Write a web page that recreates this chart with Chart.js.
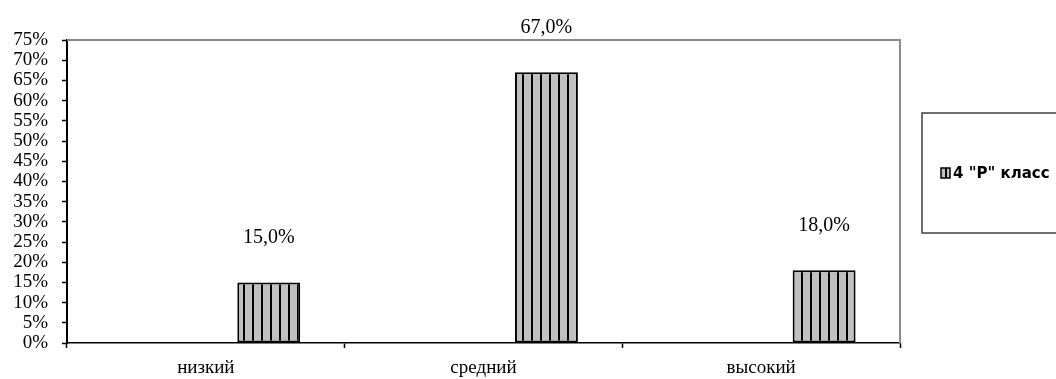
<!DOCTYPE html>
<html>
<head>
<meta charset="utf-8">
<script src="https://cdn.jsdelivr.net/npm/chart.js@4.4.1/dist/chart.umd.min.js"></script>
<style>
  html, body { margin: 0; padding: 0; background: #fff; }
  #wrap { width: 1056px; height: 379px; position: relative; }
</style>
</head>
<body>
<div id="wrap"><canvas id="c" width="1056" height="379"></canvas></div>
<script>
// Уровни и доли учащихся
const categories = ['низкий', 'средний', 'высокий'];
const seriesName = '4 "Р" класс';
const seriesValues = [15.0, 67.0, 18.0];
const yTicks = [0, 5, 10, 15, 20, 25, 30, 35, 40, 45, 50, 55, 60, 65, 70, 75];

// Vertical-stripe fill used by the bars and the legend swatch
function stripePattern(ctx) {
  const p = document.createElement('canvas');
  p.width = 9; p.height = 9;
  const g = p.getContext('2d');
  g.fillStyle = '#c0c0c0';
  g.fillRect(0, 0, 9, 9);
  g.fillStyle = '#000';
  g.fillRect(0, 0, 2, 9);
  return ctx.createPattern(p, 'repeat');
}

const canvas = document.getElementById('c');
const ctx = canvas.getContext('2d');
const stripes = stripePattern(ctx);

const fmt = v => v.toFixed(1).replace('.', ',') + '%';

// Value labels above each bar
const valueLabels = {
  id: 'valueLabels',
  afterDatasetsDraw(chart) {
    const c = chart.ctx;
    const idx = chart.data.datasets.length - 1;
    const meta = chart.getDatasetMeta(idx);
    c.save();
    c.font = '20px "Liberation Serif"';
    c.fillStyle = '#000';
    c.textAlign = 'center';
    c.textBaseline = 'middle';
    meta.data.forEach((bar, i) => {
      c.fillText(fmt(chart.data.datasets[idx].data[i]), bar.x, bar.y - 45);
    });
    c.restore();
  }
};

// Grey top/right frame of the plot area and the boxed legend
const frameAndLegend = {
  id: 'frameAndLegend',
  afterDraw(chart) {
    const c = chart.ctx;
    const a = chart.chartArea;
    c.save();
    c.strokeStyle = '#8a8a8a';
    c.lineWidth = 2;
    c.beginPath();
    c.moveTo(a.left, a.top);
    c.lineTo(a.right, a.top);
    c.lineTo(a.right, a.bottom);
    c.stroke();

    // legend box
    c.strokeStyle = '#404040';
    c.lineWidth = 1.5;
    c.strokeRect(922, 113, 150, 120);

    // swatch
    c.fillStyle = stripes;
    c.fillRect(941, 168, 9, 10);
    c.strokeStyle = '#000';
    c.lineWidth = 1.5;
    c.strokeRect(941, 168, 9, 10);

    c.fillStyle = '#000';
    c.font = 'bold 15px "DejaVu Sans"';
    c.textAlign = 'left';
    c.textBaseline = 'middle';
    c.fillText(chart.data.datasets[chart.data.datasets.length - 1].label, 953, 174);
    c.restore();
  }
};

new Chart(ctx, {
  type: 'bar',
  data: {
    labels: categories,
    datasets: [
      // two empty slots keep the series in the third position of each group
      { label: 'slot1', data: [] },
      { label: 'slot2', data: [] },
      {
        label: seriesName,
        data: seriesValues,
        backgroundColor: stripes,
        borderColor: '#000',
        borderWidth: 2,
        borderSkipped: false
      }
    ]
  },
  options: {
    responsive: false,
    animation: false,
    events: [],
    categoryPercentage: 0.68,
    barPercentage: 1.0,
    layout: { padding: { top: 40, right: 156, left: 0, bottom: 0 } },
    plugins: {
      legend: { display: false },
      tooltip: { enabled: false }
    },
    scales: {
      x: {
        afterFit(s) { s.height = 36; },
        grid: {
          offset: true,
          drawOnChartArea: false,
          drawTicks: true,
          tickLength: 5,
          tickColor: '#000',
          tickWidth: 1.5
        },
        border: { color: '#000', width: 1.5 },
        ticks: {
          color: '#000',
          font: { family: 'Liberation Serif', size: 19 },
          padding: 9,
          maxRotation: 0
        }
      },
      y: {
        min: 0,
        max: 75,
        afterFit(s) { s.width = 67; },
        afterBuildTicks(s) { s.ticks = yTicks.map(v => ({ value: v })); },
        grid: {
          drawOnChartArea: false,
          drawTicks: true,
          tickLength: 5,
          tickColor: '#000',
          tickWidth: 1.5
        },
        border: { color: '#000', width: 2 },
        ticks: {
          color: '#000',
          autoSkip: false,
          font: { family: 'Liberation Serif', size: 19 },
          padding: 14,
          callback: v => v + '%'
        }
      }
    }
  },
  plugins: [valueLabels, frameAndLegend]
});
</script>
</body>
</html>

════════

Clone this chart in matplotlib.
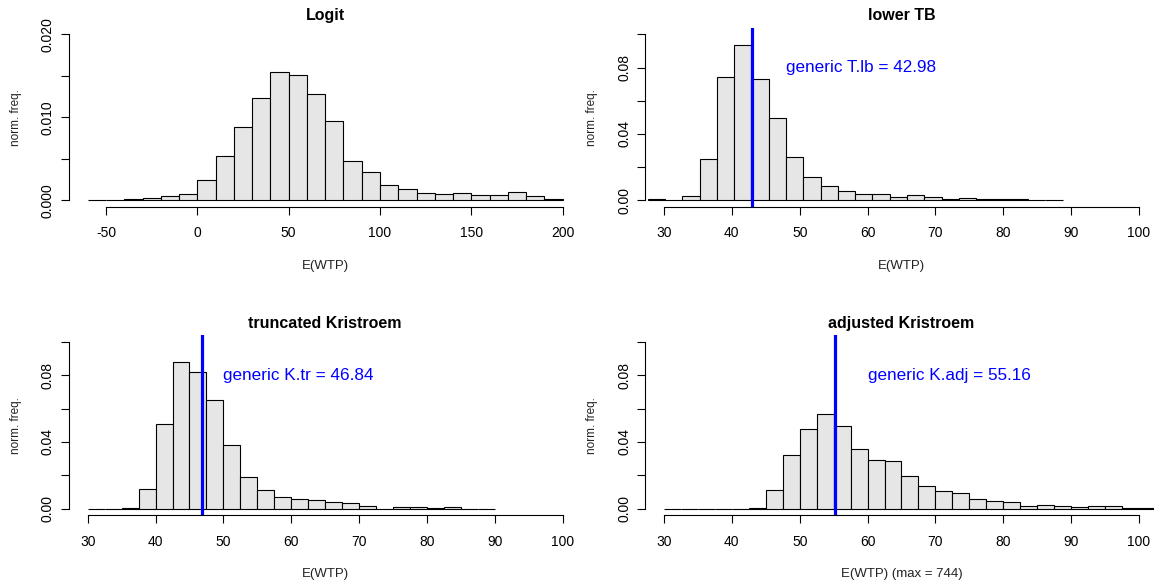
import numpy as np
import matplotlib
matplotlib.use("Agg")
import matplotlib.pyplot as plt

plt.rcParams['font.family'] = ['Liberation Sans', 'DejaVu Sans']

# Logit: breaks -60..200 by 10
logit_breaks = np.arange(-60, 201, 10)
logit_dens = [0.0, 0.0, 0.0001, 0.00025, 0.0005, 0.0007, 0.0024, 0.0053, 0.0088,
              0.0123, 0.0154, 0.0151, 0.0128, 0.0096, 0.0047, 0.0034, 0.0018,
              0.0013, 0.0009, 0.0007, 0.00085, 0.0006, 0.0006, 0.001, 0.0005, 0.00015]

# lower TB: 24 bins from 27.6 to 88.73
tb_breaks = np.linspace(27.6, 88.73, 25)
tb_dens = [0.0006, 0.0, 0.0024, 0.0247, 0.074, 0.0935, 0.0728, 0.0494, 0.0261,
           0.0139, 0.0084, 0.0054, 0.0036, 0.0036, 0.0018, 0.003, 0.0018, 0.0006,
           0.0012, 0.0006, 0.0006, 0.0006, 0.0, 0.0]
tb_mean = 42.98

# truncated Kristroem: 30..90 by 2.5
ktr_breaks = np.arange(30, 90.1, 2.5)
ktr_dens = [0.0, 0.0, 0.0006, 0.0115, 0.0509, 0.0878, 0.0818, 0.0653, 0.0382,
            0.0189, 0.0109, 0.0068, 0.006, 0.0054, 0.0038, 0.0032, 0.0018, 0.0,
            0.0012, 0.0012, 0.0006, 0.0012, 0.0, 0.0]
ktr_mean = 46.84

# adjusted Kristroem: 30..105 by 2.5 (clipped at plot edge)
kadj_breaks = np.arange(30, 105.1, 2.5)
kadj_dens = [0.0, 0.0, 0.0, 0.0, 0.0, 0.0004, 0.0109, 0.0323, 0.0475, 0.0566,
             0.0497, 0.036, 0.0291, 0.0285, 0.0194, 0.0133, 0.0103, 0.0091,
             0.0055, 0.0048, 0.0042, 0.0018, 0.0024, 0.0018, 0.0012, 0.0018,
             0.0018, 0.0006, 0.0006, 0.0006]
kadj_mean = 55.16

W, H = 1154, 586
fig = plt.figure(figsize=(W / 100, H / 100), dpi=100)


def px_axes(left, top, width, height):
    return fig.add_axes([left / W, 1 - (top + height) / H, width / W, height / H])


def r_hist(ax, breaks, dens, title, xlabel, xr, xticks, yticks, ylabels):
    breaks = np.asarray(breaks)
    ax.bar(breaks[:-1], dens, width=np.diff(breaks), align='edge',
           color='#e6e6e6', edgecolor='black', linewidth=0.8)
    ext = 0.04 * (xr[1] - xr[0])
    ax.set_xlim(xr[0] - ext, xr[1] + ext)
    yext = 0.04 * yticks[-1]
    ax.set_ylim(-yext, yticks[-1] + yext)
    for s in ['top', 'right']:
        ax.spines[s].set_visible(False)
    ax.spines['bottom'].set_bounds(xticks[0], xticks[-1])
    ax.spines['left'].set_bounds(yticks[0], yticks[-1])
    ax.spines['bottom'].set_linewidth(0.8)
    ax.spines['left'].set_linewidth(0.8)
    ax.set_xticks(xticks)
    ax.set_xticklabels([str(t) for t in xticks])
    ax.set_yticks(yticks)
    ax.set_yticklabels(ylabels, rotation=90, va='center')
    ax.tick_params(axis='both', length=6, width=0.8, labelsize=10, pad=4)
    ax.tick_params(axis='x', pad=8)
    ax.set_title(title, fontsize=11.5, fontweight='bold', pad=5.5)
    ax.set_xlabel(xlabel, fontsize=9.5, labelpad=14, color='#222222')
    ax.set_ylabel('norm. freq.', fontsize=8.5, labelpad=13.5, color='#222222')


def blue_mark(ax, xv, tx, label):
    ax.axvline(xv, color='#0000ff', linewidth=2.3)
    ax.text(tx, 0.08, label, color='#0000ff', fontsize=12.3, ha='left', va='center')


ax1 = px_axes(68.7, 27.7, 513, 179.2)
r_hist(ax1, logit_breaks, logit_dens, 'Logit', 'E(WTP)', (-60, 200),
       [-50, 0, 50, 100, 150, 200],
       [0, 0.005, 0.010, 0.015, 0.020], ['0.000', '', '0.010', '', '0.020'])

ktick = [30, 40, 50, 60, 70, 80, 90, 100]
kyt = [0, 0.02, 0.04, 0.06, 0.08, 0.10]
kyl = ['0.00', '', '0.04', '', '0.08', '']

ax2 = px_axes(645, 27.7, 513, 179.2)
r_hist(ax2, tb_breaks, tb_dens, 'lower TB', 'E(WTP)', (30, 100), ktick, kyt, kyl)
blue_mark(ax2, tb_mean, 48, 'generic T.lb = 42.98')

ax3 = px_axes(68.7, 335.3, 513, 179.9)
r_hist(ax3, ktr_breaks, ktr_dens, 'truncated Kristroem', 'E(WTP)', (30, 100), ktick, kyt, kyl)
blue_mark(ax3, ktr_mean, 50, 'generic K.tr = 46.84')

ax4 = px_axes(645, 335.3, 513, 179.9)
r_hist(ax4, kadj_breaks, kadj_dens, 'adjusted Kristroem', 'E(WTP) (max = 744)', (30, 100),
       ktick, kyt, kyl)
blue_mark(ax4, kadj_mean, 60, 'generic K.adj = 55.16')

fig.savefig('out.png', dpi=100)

════════

Exercise brief
Pictures excluded, give again exactly and only the lines of the material above from the line with "Write a web" through the line with "const fmt = v".

Exercise answer
Write a web page that recreates this chart with Chart.js.
<!DOCTYPE html>
<html>
<head>
<meta charset="utf-8">
<script src="https://cdn.jsdelivr.net/npm/chart.js@4.4.1/dist/chart.umd.min.js"></script>
<style>
  html, body { margin: 0; padding: 0; background: #fff; }
  #wrap { width: 1056px; height: 379px; position: relative; }
</style>
</head>
<body>
<div id="wrap"><canvas id="c" width="1056" height="379"></canvas></div>
<script>
// Уровни и доли учащихся
const categories = ['низкий', 'средний', 'высокий'];
const seriesName = '4 "Р" класс';
const seriesValues = [15.0, 67.0, 18.0];
const yTicks = [0, 5, 10, 15, 20, 25, 30, 35, 40, 45, 50, 55, 60, 65, 70, 75];

// Vertical-stripe fill used by the bars and the legend swatch
function stripePattern(ctx) {
  const p = document.createElement('canvas');
  p.width = 9; p.height = 9;
  const g = p.getContext('2d');
  g.fillStyle = '#c0c0c0';
  g.fillRect(0, 0, 9, 9);
  g.fillStyle = '#000';
  g.fillRect(0, 0, 2, 9);
  return ctx.createPattern(p, 'repeat');
}

const canvas = document.getElementById('c');
const ctx = canvas.getContext('2d');
const stripes = stripePattern(ctx);

const fmt = v => v.toFixed(1).replace('.', ',') + '%';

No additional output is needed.